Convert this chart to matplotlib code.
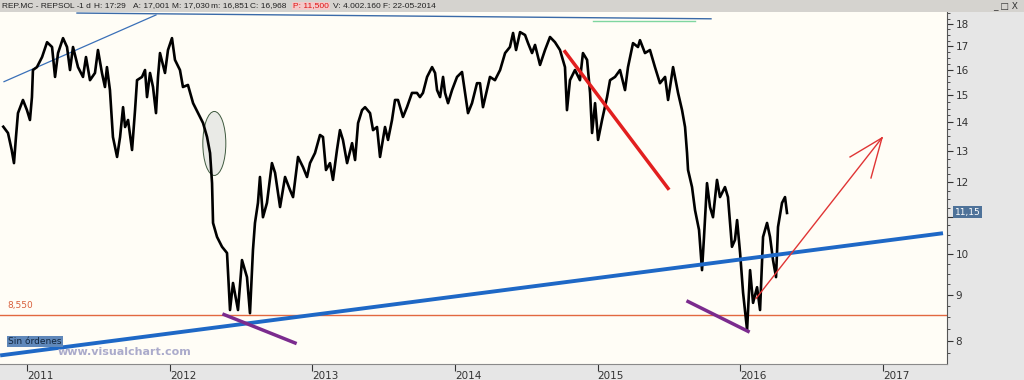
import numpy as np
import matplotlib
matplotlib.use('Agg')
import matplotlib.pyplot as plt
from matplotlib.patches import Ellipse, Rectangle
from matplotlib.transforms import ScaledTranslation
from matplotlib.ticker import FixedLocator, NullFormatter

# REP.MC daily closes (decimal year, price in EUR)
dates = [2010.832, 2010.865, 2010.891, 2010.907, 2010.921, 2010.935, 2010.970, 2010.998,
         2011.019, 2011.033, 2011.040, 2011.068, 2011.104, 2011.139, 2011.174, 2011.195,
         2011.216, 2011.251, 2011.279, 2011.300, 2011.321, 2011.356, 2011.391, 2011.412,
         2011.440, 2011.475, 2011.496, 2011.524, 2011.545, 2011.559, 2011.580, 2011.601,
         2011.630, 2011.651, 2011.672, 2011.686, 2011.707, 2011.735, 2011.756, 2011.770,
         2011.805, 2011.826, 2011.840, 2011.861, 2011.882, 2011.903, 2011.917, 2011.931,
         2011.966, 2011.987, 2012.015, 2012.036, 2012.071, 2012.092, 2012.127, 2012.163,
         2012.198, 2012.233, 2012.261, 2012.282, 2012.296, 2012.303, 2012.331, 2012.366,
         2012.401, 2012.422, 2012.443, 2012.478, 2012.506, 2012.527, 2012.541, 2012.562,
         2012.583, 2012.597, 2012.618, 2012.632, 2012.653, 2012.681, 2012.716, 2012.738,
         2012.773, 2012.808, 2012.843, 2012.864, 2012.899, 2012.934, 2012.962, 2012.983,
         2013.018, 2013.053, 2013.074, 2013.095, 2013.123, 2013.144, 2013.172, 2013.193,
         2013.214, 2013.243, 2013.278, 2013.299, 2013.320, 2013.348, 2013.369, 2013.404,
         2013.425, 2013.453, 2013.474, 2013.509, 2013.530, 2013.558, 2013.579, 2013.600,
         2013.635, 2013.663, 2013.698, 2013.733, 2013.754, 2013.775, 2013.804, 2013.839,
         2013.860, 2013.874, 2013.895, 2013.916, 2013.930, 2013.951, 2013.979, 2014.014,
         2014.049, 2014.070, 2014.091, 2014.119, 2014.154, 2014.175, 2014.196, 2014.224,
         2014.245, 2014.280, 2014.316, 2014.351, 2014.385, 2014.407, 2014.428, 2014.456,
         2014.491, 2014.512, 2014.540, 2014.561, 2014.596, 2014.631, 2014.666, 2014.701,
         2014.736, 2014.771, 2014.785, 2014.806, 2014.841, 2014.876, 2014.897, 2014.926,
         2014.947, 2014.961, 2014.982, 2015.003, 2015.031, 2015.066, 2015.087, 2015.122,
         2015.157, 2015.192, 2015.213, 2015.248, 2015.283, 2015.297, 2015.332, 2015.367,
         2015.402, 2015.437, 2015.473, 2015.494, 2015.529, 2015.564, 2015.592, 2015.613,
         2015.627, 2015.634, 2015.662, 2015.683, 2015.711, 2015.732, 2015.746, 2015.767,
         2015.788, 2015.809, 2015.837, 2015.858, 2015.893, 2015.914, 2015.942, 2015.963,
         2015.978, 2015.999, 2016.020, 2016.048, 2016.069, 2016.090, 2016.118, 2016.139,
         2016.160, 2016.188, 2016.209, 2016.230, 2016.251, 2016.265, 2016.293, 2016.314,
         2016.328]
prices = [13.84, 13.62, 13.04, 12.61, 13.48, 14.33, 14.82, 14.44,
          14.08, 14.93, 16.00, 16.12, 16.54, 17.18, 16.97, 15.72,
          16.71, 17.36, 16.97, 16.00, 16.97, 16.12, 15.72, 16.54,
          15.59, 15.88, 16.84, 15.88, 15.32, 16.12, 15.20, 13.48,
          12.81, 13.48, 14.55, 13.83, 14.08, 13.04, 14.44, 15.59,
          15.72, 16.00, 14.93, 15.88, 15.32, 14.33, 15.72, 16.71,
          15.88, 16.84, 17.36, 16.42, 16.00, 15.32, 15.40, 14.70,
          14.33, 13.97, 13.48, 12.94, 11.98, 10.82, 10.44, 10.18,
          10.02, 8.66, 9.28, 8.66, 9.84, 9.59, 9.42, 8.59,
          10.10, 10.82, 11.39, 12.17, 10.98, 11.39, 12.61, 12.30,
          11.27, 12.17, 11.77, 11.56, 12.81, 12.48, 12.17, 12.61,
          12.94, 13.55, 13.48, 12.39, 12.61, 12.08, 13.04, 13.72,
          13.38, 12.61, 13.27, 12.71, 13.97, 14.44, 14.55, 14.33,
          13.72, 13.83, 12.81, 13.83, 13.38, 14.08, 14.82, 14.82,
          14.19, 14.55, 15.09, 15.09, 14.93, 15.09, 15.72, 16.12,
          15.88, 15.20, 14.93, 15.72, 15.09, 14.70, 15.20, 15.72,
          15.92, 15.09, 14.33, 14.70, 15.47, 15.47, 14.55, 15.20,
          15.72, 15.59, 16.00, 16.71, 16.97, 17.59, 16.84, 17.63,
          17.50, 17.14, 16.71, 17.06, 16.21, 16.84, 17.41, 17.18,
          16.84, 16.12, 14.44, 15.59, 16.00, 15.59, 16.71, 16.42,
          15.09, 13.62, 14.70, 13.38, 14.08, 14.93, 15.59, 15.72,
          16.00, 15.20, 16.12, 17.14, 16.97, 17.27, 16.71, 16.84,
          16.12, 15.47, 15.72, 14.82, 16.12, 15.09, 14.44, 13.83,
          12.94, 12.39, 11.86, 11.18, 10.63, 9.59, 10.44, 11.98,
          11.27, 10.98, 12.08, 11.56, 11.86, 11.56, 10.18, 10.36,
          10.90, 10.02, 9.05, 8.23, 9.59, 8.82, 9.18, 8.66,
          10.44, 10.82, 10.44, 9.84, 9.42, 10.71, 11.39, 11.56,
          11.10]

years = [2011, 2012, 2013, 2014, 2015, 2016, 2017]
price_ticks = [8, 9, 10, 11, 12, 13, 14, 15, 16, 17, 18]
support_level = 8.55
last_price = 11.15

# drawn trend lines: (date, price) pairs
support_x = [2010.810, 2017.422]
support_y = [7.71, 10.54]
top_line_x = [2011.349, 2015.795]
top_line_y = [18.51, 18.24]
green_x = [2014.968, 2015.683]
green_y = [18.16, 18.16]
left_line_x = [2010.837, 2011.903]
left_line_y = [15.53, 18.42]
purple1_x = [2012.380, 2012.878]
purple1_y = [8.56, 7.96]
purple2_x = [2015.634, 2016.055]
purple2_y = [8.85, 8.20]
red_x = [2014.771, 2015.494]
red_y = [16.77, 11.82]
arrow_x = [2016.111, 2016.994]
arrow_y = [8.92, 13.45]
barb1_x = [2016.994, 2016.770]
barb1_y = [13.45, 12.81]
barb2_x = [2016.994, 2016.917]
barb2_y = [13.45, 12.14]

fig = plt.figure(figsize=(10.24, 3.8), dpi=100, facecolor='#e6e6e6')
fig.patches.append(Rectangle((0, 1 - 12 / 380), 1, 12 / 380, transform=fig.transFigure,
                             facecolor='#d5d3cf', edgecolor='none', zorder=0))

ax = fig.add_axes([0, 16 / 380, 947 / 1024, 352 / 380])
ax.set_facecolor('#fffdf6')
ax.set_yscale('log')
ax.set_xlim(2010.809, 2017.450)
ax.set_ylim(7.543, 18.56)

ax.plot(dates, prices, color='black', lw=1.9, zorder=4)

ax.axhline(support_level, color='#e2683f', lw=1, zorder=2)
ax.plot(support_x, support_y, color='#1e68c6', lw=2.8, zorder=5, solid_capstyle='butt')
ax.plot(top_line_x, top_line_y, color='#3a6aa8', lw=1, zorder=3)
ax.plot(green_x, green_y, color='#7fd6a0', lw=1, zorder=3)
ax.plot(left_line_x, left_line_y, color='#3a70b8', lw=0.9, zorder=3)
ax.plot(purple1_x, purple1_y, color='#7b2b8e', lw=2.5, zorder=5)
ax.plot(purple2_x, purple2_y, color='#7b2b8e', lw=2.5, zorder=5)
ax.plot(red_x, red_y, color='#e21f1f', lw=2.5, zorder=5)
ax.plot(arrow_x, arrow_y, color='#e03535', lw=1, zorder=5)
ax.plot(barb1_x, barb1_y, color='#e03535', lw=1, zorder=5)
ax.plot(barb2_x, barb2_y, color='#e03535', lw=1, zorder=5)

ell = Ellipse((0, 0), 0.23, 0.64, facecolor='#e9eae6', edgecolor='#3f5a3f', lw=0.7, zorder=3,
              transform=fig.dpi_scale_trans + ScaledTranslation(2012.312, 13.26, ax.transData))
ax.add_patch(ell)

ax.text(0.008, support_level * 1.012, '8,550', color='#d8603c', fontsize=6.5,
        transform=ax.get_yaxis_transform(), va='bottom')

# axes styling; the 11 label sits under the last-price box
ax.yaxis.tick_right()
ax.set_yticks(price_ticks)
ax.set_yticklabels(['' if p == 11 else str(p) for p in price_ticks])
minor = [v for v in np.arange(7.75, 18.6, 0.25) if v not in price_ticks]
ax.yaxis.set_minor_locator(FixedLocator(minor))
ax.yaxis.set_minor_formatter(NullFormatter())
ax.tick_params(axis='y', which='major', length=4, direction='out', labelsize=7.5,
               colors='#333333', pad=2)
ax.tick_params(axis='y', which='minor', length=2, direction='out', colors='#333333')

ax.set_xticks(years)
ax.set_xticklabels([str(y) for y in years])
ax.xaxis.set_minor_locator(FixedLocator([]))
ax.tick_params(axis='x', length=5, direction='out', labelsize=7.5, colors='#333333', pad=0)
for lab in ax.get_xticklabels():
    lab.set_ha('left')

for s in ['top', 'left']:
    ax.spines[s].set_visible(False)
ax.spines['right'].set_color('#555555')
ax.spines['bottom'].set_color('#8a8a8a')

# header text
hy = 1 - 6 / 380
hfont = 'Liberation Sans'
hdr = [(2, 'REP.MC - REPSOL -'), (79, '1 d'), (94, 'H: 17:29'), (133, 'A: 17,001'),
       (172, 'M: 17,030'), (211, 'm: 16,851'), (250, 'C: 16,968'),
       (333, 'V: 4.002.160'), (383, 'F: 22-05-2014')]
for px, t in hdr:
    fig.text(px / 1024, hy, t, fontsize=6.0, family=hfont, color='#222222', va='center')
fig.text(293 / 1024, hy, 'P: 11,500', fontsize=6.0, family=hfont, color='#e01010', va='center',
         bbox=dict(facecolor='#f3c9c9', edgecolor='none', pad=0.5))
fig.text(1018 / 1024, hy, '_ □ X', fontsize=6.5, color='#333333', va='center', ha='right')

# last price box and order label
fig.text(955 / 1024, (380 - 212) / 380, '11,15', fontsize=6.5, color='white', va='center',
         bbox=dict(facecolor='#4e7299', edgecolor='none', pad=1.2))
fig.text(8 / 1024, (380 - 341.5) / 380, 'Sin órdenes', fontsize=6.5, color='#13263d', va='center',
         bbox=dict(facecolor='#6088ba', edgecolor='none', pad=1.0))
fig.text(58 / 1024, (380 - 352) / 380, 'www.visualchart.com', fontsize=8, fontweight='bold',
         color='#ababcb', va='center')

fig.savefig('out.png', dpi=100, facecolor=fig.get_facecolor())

# # # #

» AIM OF THE TASK:
Go from the first line of the listing to the line holding "from matplotlib.ticker import" and, please, transcribe those lines exactly, both included, with no pictures.

» EXERCISE RESPONSE:
Convert this chart to matplotlib code.
import numpy as np
import matplotlib
matplotlib.use('Agg')
import matplotlib.pyplot as plt
from matplotlib.patches import Ellipse, Rectangle
from matplotlib.transforms import ScaledTranslation
from matplotlib.ticker import FixedLocator, NullFormatter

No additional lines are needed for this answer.